Any sector of the media can find itself a target of this offence. A few months ago the editor and a reporter on the Chronicle newspaper were charged with this offence for publishing an article alleging that senior police officers were involved in a GMB maize scam. They were charged with making a false statement prejudicial to state interests.

Journalists still risk facing a one-year sentence for making statements about the president that could be viewed as false or engendering feelings of hostility or cause him to be ridiculed or held in contempt.

Media experts argue that this offence may be appropriate to protect the dignity of a ceremonial president but an executive president like Mugabe who is actively involved in political activities should not be above criticism.

Last week’s utterances by top officials in the Ministry of Media, Information and Publicity that the yet to be constituted Zimbabwe Media Commission (ZMC) would merely be a replica of the now defunct Media and Information Commission, signals the turbulent path that lies ahead for the media reform agenda.

Challenging an interim High Court ruling protecting four freelance journalists who challenged sections of the controversial Aippa, Minister Webster Shamu and his permanent secretary George Charamba filed court papers last week defending the law.

They argued that the MIC would be reincarnated as a new constitutional commission. The Tafataona Mahoso-led MIC was dissolved by Constitutional Amendment No 18 in January last year.

“There was otherwise no change in the status of the commission as a legal entity possessed with full corporate powers,” Shamu averred in his court papers.

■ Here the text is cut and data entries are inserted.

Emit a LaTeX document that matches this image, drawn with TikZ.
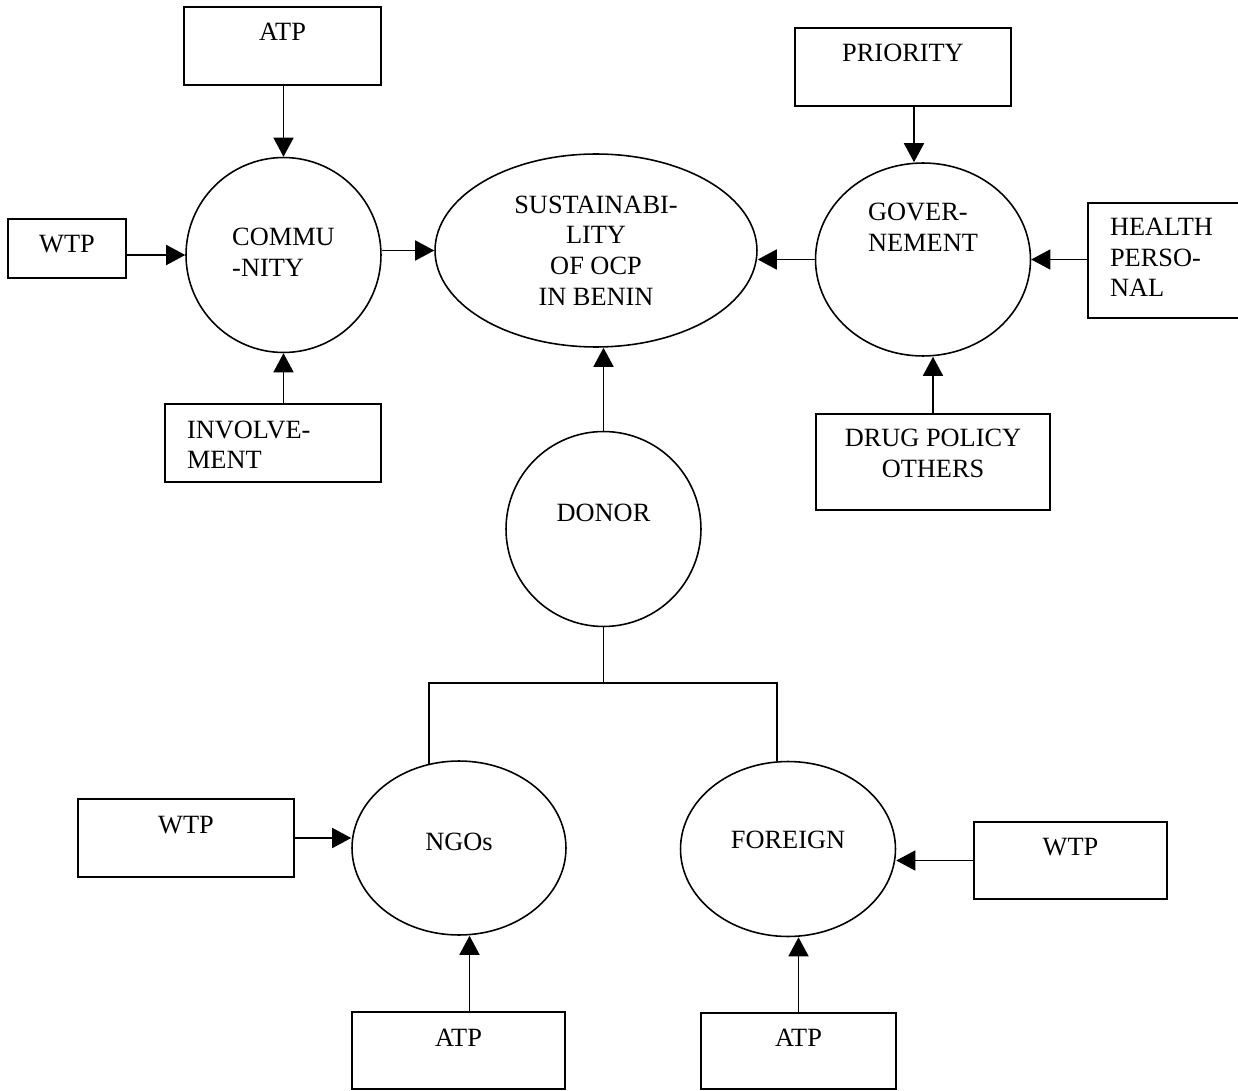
\documentclass[tikz,border=0pt]{standalone}
\usepackage{fontspec}
\setmainfont{Liberation Serif}
\usetikzlibrary{arrows.meta,shapes.geometric}

\begin{document}
\begin{tikzpicture}[x=0.02cm,y=-0.02cm,
   every node/.style={font=\fontsize{15}{17.4}\selectfont},
   box/.style={draw,rectangle,line width=0.9pt,inner sep=0pt,align=center,text height=0.68cm},
   circ/.style={draw,ellipse,line width=0.9pt,inner sep=0pt,align=center},
   arr/.style={line width=0.9pt,-{Triangle[length=0.38cm,width=0.4cm]}},
   link/.style={line width=0.9pt}]
\useasboundingbox (0,0) rectangle (1238,1091);

% community side
\node [box,minimum width=3.94cm,text depth=0.88cm] (atpC) at (282.5,46) {ATP};
\node [box,minimum width=2.36cm,text depth=0.50cm] (wtpC) at (67,248.5) {WTP};
\node [box,minimum width=4.32cm,text depth=0.87cm,text width=3.44cm,inner xsep=0.44cm,align=left] (inv) at (273,443) {INVOLVE-\\MENT};
\node [circ,minimum size=3.9cm,text height=0.94cm,text depth=0.08cm,align=left] (comm) at (283.5,255) {COMMU\\-NITY};

\node [circ,minimum width=6.44cm,minimum height=3.86cm] (sust) at (596,250.5) {SUSTAINABI-\\LITY\\OF OCP\\IN BENIN};

% government side
\node [circ,minimum width=4.3cm,minimum height=3.86cm,text height=0.94cm,text depth=1.26cm,align=left] (gov) at (923,259.5) {GOVER-\\NEMENT};
\node [box,minimum width=4.32cm,text depth=0.89cm] (prio) at (903,67) {PRIORITY};
\node [box,minimum width=3.24cm,text height=0.65cm,text depth=1.65cm,text width=2.36cm,inner xsep=0.44cm,align=left] (health) at (1169,260.5) {HEALTH\\PERSO-\\NAL};
\node [box,minimum width=4.68cm,text height=1.27cm,text depth=0.65cm] (drug) at (933,462) {DRUG POLICY\\OTHERS};

% donor side
\node [circ,minimum size=3.9cm,text height=0.34cm,text depth=0.64cm] (donor) at (603.5,529) {DONOR};
\node [circ,minimum width=4.28cm,minimum height=3.48cm,text height=0.34cm,text depth=0.24cm] (ngos) at (459,848) {NGOs};
\node [circ,minimum width=4.3cm,minimum height=3.5cm,text height=0.34cm,text depth=0.36cm] (foreign) at (788,849) {FOREIGN};
\node [box,minimum width=4.32cm,text depth=0.87cm] (wtpN) at (186,838) {WTP};
\node [box,minimum width=3.86cm,text depth=0.87cm] (wtpF) at (1070.5,860.5) {WTP};
\node [box,minimum width=4.26cm,text depth=0.85cm] (atpN) at (458.5,1050.5) {ATP};
\node [box,minimum width=3.9cm,text depth=0.85cm] (atpF) at (798.5,1051) {ATP};

\coordinate (split) at (603.5,683);
\coordinate (lft) at (429,683);
\coordinate (rgt) at (777,683);
\coordinate (prioOut) at ([xshift=0.22cm]prio.south);
\coordinate (atpNOut) at ([xshift=0.22cm]atpN.north);

\draw [arr] (comm.north |- atpC.south) -- (comm.north);
\draw [arr] (wtpC.east |- comm.west) -- (comm.west);
\draw [arr] (comm.south |- inv.north) -- (comm.south);
\draw [arr] (comm.east |- sust.west) -- (sust.west);

\draw [arr] (gov.west) -- (gov.west -| sust.east);
\draw [arr] (prioOut) -- (prioOut |- gov.north);
\draw [arr] (health.west |- gov.east) -- (gov.east);
\draw [arr] (drug.north) -- (drug.north |- gov.south);

\draw [arr] (donor.north) -- (donor.north |- sust.south);
\draw [link] (donor.south) -- (split);
\draw [link] (lft |- ngos.110) -- (lft) -- (rgt) -- (rgt |- foreign.north);
\draw [arr] (wtpN.east) -- (wtpN.east -| ngos.west);
\draw [arr] (wtpF.west) -- (wtpF.west -| foreign.east);
\draw [arr] (atpNOut) -- (atpNOut |- ngos.south);
\draw [arr] (atpF.north) -- (atpF.north |- foreign.south);

\end{tikzpicture}
\end{document}
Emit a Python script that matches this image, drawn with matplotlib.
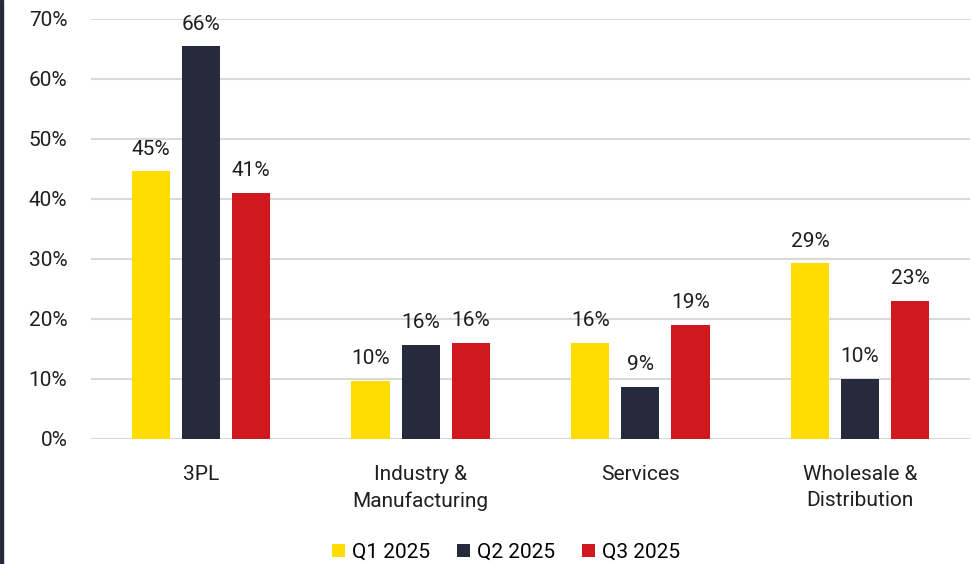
import numpy as np
import matplotlib.pyplot as plt
from matplotlib.patches import Rectangle

plt.rcParams['font.family'] = ['Roboto', 'DejaVu Sans']

categories = ['3PL', 'Industry &\nManufacturing', 'Services', 'Wholesale &\nDistribution']
series = ['Q1 2025', 'Q2 2025', 'Q3 2025']
q1 = [44.6, 9.7, 16.0, 29.3]
q2 = [65.5, 15.7, 8.7, 10.0]
q3 = [41.0, 16.0, 19.0, 23.0]
colors = ['#FFDD00', '#252A3D', '#D0191F']
yticks = [0, 10, 20, 30, 40, 50, 60, 70]

fs = 15

fig = plt.figure(figsize=(9.73, 5.64), dpi=100)
ax = fig.add_axes([91 / 973, 1 - 439 / 564, 879 / 973, 420 / 564])

# тёмная полоса слева
fig.patches.append(Rectangle((0, 0), 3 / 973, 1, transform=fig.transFigure,
                             color='#252A3D', zorder=0))

x = np.arange(len(categories))
width = 0.174
step = 0.228
for i, (vals, name, col) in enumerate(zip([q1, q2, q3], series, colors)):
    bars = ax.bar(x + (i - 1) * step, vals, width, color=col, label=name, zorder=3)
    for b, v in zip(bars, vals):
        ax.annotate(f'{v:.0f}%', (b.get_x() + b.get_width() / 2, v),
                    xytext=(0, 9), textcoords='offset points',
                    ha='center', va='bottom', fontsize=fs, color='#1f1f1f',
                    annotation_clip=False)

ax.set_xlim(-0.5, 3.5)
ax.set_ylim(0, 70)
ax.set_yticks(yticks)
ax.set_yticklabels([f'{t}%' for t in yticks])
ax.set_xticks(x)
ax.set_xticklabels(categories, linespacing=1.45)
ax.tick_params(axis='both', length=0, labelsize=fs, colors='#1f1f1f')
ax.tick_params(axis='y', pad=17)
ax.tick_params(axis='x', pad=19)
ax.grid(axis='y', color='#D9D9D9', linewidth=1.5, zorder=0)
ax.set_axisbelow(True)
for s in ax.spines.values():
    s.set_visible(False)

fig.legend(loc='center', bbox_to_anchor=(506 / 973, 1 - 552 / 564), ncol=3,
           frameon=False, fontsize=fs, handlelength=0.6, handleheight=0.6,
           handletextpad=0.35, columnspacing=1.3)

fig.savefig('out.png', dpi=100)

Indicating a void that could result after the formation of the ZMC, Shamu said “there was nothing in the Aippa amendment (No 18) that suggests that a new successor body was created under the amendment, or that there was any intention by the legislature to affect the rights and obligations created by or under or otherwise acquired in terms of the principal Act…Consequently there exists a situation at present where two commissions exist in parallel under separate legislative provisions, with the constitutional commission still in limbo because of the absence of a legislative and operational framework which is to be provided under an Act of Parliament still to be enacted.”

The MDC-T however has lambasted this notion.

“A donkey does not become a cow by simply being renamed. These enemies of press freedom are either genuinely naïve or are being mischievous by trying to impose the old MIC secretariat on the ZMC,” said MDC spokesperson Nelson Chamisa. “The likes of Tafataona Mahoso  and other media hangmen who have left a legacy of five banned newspapers, bombed radio and television stations must never be allowed to be part of the board,” he said.

Clerk of Parliament Austin Zvoma told a press conference last month that former commissioners were still eligible to fill posts arising in the ZMC.

Remarks by Charamba that he would investigate the publication of a newsletter being run by Morgan Tsvangirai’s office could be a bid by the old guard to block reforms.

The growing suspicion between the prime minister and the permanent secretary demonstrates the mistrust, political plotting and moves being made by parties in the inclusive government ahead of an anticipated poll. In the midst of this war of attrition, the fate of media freedom in this country will be determined.